On October 8, 2024, Reuters reported that FTX, once a leading cryptocurrency exchange, received court approval for its bankruptcy plan. This milestone allows the company to repay customers using up to $16.5 billion in assets recovered since its collapse.
A Landmark Decision in Bankruptcy Proceedings
U.S. Bankruptcy Judge John Dorsey approved the wind-down plan during a court hearing in Wilmington, Delaware. He commended the proceedings, noting that FTX's case serves as a model for handling complex Chapter 11 bankruptcies.

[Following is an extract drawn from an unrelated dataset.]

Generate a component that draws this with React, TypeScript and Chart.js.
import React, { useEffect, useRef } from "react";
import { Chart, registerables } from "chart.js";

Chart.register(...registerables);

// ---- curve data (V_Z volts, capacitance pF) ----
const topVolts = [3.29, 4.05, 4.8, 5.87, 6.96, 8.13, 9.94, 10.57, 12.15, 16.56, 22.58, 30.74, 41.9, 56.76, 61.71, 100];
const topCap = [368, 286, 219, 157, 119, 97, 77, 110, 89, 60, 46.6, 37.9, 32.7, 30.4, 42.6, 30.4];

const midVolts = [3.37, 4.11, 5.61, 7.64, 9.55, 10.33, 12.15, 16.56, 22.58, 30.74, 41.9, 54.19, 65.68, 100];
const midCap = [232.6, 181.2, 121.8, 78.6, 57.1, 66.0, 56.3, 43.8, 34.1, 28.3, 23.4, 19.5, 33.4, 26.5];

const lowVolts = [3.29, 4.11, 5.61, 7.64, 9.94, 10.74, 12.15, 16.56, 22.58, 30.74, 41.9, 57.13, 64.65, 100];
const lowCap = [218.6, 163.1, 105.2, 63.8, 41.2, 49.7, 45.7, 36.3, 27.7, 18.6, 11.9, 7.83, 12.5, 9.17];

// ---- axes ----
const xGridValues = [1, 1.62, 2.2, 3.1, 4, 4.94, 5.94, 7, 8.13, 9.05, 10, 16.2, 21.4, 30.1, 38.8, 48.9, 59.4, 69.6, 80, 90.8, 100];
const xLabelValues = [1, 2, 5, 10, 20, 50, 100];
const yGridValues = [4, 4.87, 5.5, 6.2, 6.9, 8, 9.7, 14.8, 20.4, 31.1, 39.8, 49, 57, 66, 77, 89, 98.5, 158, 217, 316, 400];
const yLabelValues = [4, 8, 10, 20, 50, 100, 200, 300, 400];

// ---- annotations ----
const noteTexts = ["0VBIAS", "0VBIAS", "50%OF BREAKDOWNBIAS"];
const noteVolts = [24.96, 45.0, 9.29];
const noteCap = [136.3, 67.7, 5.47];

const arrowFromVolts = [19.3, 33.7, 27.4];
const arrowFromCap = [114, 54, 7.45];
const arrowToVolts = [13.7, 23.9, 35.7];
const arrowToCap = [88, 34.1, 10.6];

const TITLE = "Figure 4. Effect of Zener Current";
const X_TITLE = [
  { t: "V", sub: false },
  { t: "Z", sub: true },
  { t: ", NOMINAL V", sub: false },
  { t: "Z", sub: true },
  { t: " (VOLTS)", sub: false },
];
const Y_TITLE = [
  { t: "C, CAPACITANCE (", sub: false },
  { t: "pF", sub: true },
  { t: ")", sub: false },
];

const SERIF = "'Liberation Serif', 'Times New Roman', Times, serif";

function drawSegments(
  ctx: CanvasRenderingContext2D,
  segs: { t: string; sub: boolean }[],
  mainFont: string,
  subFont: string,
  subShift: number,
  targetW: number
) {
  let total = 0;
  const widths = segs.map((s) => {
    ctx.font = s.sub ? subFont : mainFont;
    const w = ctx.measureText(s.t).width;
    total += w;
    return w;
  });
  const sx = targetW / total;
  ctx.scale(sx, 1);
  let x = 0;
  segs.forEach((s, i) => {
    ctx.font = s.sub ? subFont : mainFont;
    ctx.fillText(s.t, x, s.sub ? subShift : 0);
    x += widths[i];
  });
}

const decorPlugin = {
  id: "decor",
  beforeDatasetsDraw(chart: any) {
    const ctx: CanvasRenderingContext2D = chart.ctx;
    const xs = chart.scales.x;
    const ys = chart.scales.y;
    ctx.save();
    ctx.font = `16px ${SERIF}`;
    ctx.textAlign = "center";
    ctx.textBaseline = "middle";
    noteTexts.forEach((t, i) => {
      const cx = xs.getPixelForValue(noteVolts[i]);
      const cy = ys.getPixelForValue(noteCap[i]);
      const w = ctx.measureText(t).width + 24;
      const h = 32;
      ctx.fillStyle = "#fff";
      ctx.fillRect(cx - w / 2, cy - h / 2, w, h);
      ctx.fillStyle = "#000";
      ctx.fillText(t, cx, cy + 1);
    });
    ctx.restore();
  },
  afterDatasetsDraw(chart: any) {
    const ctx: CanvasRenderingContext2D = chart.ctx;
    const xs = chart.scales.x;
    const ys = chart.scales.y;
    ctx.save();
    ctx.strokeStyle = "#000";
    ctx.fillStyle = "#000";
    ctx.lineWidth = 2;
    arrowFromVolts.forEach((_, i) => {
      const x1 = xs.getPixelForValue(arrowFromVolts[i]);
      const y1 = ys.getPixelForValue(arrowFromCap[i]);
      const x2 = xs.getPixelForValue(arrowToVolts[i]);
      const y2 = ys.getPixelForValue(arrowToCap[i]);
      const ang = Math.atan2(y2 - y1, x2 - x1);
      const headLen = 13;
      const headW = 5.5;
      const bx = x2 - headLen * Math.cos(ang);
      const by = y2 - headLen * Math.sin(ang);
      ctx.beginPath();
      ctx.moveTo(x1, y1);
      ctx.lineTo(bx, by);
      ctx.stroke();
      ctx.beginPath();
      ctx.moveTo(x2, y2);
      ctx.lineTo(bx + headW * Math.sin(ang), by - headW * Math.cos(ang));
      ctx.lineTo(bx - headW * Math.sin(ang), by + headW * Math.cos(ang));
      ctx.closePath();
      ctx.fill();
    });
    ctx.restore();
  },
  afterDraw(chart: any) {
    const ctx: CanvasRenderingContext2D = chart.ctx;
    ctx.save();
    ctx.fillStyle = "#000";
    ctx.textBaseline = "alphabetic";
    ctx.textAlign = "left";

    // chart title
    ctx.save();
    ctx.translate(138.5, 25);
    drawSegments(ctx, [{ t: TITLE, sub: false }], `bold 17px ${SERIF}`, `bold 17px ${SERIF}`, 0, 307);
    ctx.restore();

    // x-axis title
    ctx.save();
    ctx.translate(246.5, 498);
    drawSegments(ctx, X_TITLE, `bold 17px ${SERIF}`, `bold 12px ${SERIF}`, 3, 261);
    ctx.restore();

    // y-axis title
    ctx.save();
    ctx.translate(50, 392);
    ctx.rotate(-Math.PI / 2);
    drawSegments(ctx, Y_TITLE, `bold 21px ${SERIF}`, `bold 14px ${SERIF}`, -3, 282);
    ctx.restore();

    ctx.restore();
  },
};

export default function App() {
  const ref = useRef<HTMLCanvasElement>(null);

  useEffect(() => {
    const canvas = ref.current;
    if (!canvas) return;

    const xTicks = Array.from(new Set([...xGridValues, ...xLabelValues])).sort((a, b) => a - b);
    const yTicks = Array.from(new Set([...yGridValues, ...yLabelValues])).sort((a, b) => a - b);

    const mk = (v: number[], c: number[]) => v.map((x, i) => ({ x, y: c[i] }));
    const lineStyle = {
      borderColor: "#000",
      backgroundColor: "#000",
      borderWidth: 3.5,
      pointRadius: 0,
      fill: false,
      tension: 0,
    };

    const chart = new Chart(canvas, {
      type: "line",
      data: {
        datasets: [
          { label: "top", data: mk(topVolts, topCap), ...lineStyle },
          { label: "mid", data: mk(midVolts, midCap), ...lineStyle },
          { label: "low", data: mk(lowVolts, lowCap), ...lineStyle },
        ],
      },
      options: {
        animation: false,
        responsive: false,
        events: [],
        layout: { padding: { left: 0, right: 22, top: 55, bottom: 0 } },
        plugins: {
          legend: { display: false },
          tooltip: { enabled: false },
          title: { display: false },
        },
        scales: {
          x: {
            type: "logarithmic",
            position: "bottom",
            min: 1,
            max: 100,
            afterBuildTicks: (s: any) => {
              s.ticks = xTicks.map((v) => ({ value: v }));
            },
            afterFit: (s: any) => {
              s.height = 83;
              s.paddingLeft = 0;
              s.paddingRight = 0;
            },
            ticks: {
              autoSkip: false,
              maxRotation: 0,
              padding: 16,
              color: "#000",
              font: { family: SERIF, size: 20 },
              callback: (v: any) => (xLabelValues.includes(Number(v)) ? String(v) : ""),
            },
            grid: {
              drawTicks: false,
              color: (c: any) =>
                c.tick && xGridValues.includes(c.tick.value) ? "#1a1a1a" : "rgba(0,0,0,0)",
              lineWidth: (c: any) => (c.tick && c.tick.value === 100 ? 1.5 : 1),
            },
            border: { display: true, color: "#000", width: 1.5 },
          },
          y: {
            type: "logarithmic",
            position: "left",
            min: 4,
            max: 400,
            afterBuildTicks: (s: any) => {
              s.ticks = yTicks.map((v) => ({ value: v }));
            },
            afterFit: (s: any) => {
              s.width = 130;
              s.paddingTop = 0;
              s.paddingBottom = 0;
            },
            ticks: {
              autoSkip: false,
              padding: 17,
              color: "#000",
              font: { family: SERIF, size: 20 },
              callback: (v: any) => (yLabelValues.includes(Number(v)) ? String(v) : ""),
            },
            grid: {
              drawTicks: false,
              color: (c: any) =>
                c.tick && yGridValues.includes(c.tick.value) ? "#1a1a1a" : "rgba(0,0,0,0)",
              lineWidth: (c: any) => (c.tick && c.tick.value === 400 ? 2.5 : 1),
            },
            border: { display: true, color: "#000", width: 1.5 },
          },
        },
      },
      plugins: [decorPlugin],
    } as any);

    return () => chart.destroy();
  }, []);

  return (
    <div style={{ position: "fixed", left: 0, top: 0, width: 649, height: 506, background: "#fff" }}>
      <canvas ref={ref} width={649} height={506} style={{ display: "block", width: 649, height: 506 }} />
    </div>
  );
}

Prioritizing Customer Repayment
The approved plan is built upon a series of settlements with FTX customers, creditors, U.S. government agencies, and international liquidators. These agreements enable FTX to prioritize repaying its customers before addressing claims from government regulators. The company aims to repay 98% of its customers—those who held $50,000 or less on the exchange—within 60 days after the plan's effective date, which has yet to be determined.
Background: The Fall of a Crypto Giant
FTX's downfall began when it was revealed that founder Sam Bankman-Fried used customer funds to cover risky investments made by his hedge fund, Alameda Research. In March, Bankman-Fried was sentenced to 25 years in prison for misappropriating customer assets, although he has appealed the conviction.
Negotiations with the Department of Justice
FTX is in ongoing discussions with the U.S. Department of Justice regarding $1 billion seized during the criminal proceedings against Bankman-Fried. Court documents indicate that FTX shareholders, who typically receive nothing in bankruptcy cases, could potentially receive up to $230 million from these seized funds.
Financial Outlook and Asset Recovery
The company estimates it will have between $14.7 billion and $16.5 billion available to repay creditors. This amount is sufficient to pay customers at least 118% of the value in their accounts as of November 2022, the month when FTX filed for bankruptcy.

Collaborations with Government Agencies
Several U.S. government agencies, including the Commodity Futures Trading Commission and the Internal Revenue Service, have agreed to allow FTX to prioritize customer repayments over fines and tax debts. Additionally, a liquidator appointed in the Bahamas has agreed to work with FTX after previously challenging the company's authority to file for bankruptcy in the U.S.
Leadership Remarks
FTX CEO John Ray expressed gratitude for the progress made, stating that the achievement was only possible due to the "experience and tireless work of the team of professionals" who have recovered billions by rebuilding the company's financial records and gathering assets globally.
"Today's achievement is only possible because of the experience and tireless work of the team of professionals supporting this case, who have recovered billions of dollars by rebuilding FTX's books from the ground up and from there marshaling assets from around the globe,"
FTX CEO John Ray said in a statement on Monday according to Reuters.
Challenges Ahead
At the time of the bankruptcy filing, FTX.com held only 0.1% of the Bitcoin that customers believed they had deposited. Financial adviser Steve Coverick noted that it would be prohibitively expensive to purchase billions in cryptocurrencies on the open market to repay customers in the exact assets they held prior to the bankruptcy.
The court's approval marks a significant step forward for FTX and its customers. With the plan in place, many customers are expected to recover their funds, bringing a measure of resolution to one of the most significant collapses in the cryptocurrency industry.